Fan fiction fills an important role in society and has for hundreds of years. When people love a story, its characters, and its universe, they want more of it. Fan fiction has historically filled this gap by allowing an expansion to a textual universe that is not prohibited by the temporal and economic constraints of publishing or the limits of genre. A fan fiction story based on a sci-fi universe, for instance, could be a romance with a domestic setting or murder mystery. While People magazine may only give us stories about the Windsors that relate to palace gossip and scandal, good RPF might give us Anne, Princess Royal, going to the cinema or a 47,000-word history of the relationship between William and Kate Middleton from their time at St. Andrews to present day.

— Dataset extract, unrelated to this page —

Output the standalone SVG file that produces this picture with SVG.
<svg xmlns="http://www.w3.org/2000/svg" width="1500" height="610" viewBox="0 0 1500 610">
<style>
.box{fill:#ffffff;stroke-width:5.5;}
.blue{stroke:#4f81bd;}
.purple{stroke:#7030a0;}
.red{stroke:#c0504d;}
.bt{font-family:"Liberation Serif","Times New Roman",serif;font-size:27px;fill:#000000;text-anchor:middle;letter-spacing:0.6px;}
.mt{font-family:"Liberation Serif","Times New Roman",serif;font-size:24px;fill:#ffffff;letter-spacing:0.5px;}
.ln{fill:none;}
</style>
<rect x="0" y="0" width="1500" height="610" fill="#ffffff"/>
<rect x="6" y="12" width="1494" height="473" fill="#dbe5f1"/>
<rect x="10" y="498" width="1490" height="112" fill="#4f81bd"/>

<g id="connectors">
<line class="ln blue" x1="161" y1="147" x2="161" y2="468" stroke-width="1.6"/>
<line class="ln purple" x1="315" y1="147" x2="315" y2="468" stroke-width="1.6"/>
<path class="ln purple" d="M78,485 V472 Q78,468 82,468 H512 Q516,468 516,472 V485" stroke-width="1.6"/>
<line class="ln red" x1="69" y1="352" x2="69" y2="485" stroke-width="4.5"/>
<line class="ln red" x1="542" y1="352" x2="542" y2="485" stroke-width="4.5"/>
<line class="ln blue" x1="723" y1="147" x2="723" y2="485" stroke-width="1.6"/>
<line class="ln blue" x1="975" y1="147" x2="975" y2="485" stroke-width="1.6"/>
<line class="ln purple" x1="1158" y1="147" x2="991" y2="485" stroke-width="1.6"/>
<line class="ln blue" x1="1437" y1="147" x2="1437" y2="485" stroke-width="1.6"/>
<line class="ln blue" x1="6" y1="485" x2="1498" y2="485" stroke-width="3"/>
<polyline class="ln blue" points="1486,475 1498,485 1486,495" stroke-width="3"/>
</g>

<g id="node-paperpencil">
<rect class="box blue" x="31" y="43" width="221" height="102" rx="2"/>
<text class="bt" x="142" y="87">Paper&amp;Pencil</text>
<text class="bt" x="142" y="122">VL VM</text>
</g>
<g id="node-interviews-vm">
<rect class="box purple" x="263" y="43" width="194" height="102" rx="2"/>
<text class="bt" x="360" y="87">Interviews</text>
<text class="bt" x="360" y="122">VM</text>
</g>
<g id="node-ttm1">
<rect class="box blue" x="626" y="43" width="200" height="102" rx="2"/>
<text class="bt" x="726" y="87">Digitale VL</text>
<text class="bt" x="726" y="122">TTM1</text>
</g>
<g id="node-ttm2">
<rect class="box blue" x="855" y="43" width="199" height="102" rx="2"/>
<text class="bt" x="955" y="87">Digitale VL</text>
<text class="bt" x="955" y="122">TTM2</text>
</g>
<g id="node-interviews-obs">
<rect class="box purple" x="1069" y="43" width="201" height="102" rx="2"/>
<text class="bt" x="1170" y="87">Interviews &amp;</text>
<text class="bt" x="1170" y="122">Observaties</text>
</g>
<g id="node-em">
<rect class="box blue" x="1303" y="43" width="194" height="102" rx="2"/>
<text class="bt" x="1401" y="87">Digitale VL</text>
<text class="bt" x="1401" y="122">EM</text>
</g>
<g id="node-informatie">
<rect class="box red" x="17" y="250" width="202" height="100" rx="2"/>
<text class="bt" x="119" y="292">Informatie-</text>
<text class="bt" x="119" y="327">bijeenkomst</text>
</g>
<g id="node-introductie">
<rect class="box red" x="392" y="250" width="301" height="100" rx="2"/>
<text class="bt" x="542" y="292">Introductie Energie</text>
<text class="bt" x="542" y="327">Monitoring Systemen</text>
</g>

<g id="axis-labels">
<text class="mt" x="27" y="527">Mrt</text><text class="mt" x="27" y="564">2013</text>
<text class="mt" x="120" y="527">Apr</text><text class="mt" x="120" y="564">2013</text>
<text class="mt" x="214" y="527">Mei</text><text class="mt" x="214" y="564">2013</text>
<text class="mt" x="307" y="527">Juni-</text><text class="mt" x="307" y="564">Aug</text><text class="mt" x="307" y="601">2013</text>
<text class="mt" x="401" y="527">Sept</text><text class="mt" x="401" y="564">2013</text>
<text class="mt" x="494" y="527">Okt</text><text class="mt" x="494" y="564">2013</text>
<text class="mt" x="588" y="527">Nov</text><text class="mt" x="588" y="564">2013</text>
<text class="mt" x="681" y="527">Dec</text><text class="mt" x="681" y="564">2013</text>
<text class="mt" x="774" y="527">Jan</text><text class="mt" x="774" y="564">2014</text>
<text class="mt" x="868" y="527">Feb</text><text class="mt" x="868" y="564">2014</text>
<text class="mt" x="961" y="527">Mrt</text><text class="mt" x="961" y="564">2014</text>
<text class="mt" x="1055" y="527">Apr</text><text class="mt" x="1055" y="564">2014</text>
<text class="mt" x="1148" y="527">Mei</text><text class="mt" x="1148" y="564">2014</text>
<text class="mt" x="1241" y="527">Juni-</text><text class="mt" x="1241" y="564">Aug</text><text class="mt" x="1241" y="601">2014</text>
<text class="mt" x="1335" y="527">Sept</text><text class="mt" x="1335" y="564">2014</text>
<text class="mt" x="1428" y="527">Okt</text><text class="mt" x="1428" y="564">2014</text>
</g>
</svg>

The latter is “based on articles, books, and a little bit of imagination about what might’ve happened behind closed doors.” In other words, it’s the same kind of historical research mixed with What if? that makes The Crown such a compelling series.

Catherine and William as students at St. Andrews University.

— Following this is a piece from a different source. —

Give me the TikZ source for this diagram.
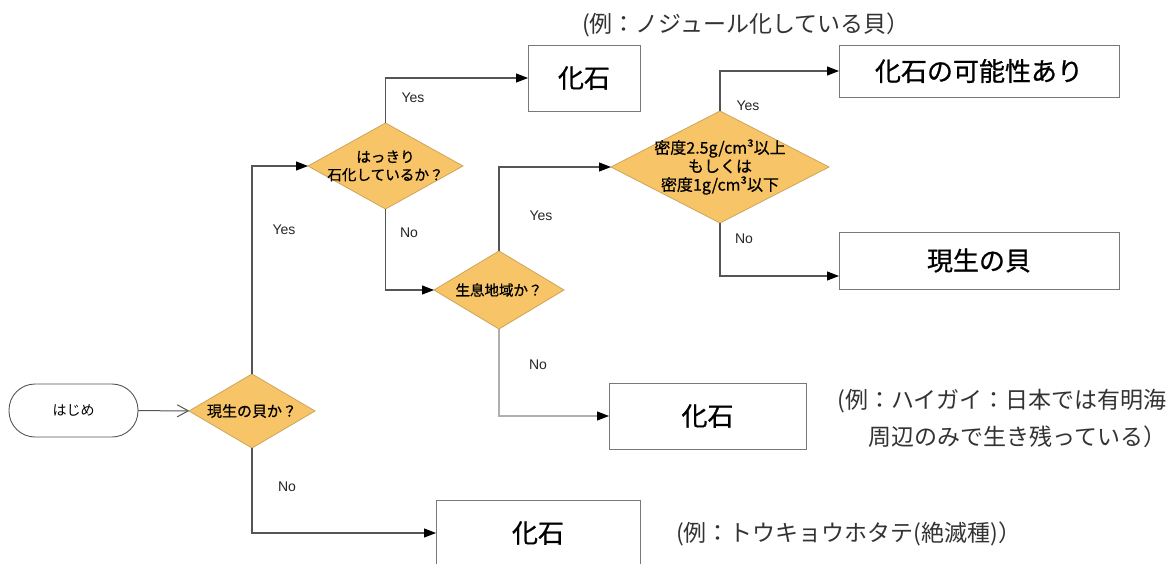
\documentclass[tikz,border=0pt]{standalone}
\usepackage{fontspec}
\newfontfamily\jp{Noto Sans CJK JP}
\newfontfamily\jpb[FakeBold=0.8]{Noto Sans CJK JP}
\newfontfamily\arial{Liberation Sans}
\usetikzlibrary{shapes.geometric,arrows.meta}
\definecolor{dfill}{RGB}{248,196,104}
\definecolor{dline}{RGB}{205,165,90}
\definecolor{cline}{RGB}{85,85,85}
\definecolor{lline}{RGB}{175,175,175}
\definecolor{bline}{RGB}{120,120,120}
\tikzset{
  dia/.style={diamond, draw=dline, fill=dfill, line width=0.8pt, inner sep=0pt, outer sep=0pt},
  dtext/.style={font=\jpb\fontsize{15}{18}\selectfont, align=center, inner sep=0pt},
  box/.style={rectangle, draw=bline, fill=white, line width=1pt, inner sep=0pt, outer sep=0pt,
              font=\jpb\fontsize{26}{30}\selectfont},
  term/.style={rectangle, draw=cline, rounded corners=26pt, line width=0.9pt, inner sep=0pt, outer sep=0pt,
               font=\jp\fontsize{14}{16}\selectfont},
  conn/.style={draw=cline, line width=1.1pt, -{Triangle[length=12pt,width=9pt,color=black]}},
  openarr/.style={draw=cline, line width=1pt, -{Straight Barb[length=11pt,width=12pt]}},
  lbl/.style={font=\arial\fontsize{14}{16}\selectfont, text=black!85, inner sep=0pt},
  ann/.style={font=\jp\fontsize{23}{37}\selectfont, text=black!80, inner sep=0pt},
}
\begin{document}
\begin{tikzpicture}[x=1pt,y=-1pt]
\useasboundingbox (0,0) rectangle (1173,563);
\fill[white] (0,0) rectangle (1173,563);

% start
\node[term, minimum width=129pt, minimum height=53pt] (start) at (73.5,410.5) {はじめ};

% decisions
\node[dia, minimum width=126pt, minimum height=74pt] (d1) at (252,411) {};
\node[dtext] (t1) at (d1) {現生の貝か？};
\node[dia, minimum width=155pt, minimum height=86pt] (d2) at (385.5,166) {};
\node[dtext, font=\jpb\fontsize{14.6}{18}\selectfont] (t2) at (d2) {はっきり\\石化しているか？};
\node[dia, minimum width=130pt, minimum height=78pt] (d3) at (499,290) {};
\node[dtext, font=\jpb\fontsize{14.5}{18}\selectfont] (t3) at (d3) {生息地域か？};
\node[dia, minimum width=218pt, minimum height=112pt] (d4) at (720,167) {};
\node[dtext, font=\jpb\fontsize{16}{18.5}\selectfont] (t4) at (d4) {密度2.5g/cm³以上\\もしくは\\密度1g/cm³以下};

% result boxes
\node[box, minimum width=112pt, minimum height=66pt] (b1) at (584,78) {化石};
\node[box, minimum width=280pt, minimum height=52pt] (b2) at (979,71) {化石の可能性あり};
\node[box, minimum width=280pt, minimum height=57pt] (b3) at (979,260.5) {現生の貝};
\node[box, minimum width=197pt, minimum height=66pt] (b4) at (707.5,416) {化石};
\node[box, minimum width=204pt, minimum height=66pt] (b5) at (538,533) {化石};

% connectors
\draw[openarr] (start) -- (d1);
\draw[conn] (d1.north) |- (d2.west);
\draw[conn] (d2.north) |- (b1.west);
\draw[conn] (d2.south) |- (d3.west);
\draw[conn] (d3.north) |- (d4.west);
\draw[conn] (d4.north) |- (b2.west);
\draw[conn] (d4.south) |- ([yshift=-15.5pt]b3.west);
\draw[conn, draw=lline] (d3.south) |- (b4.west);
\draw[conn] (d1.south) |- (b5.west);

% yes / no labels
\node[lbl] (y1) at (284,230) {Yes};
\node[lbl] (n1) at (287,487) {No};
\node[lbl] (y2) at (413,98) {Yes};
\node[lbl] (n2) at (409,233) {No};
\node[lbl] (y3) at (541,216) {Yes};
\node[lbl] (n3) at (538,365) {No};
\node[lbl] (y4) at (748,106) {Yes};
\node[lbl] (n4) at (744,239) {No};

% annotations
\node[ann, anchor=west] (a1) at (582,25) {(例：ノジュール化している貝）};
\node[ann, anchor=east, align=right] (a2) at (1167,418.5) {(例：ハイガイ：日本では有明海\\周辺のみで生き残っている）};
\node[ann, anchor=west] (a3) at (676,534) {(例：トウキョウホタテ(絶滅種)）};
\end{tikzpicture}
\end{document}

Since its premiere in 2016, The Crown has offered viewers a chance to go inside Buckingham Palace to see what we don’t ordinarily get to see. It’s an expensively produced version of the Windsors with elaborate production design and careful storytelling, but this doesn’t detract from what the series truly is at its core. It’s fan fiction, and its success should help us understand that real-person fiction doesn’t have to be weird or scary. I want us to talk more about how The Crown is fan fiction not to diminish The Crown but to uplift we might understand about fan fiction, how truly mainstream it has become, and how glorious its possibilities are.